Фаустов всегда пытался «поверить алгеброй гармонию», сильная сторона его
рассуждений в том, что он старался пропустить частности и с помощью
рационального эксперимента «срезать путь», выйти сразу к закономерностям
движения идей, подвижным пружинам и винтам словесности и творчества вообще.
Будучи учёным, изобретателем, преподающим механику и теплотехнику, он пытался
применять позитивистские методы к неподатливому материалу поэзии. Кажется,
теперь уже прошло достаточно времени, чтобы проверить правдоподобие его
прогнозов.
Термин
«вологодская литература» между тем настолько прижился, что спустя десять лет
после сборника Фаустова даже начался выпуск
одноимённого журнала (ред.

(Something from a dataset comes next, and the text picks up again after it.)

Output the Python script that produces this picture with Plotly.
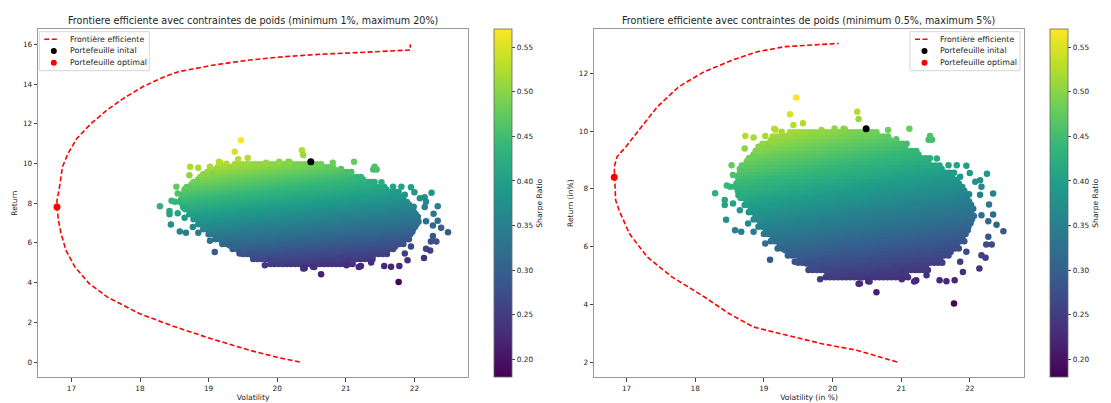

А. Николаев). Просуществовал он всего три года, но
успел напечатать букеровского лауреата Елену Колядину
и заслужить репутацию серьёзного издания, притягивавшего настоящую литературу,
большая часть которой была местной, вологодской выделки. Как будто начало
сбываться предположение Фаустова, что «происходящее в
провинции может стать классикой… на этом зиждется Харизма вологодской
литературы».
Первая
книга Фаустова включает в себя отголоски тогдашних
споров. Что такое «вологодская литература»? Изоляция, автономность и автаркия?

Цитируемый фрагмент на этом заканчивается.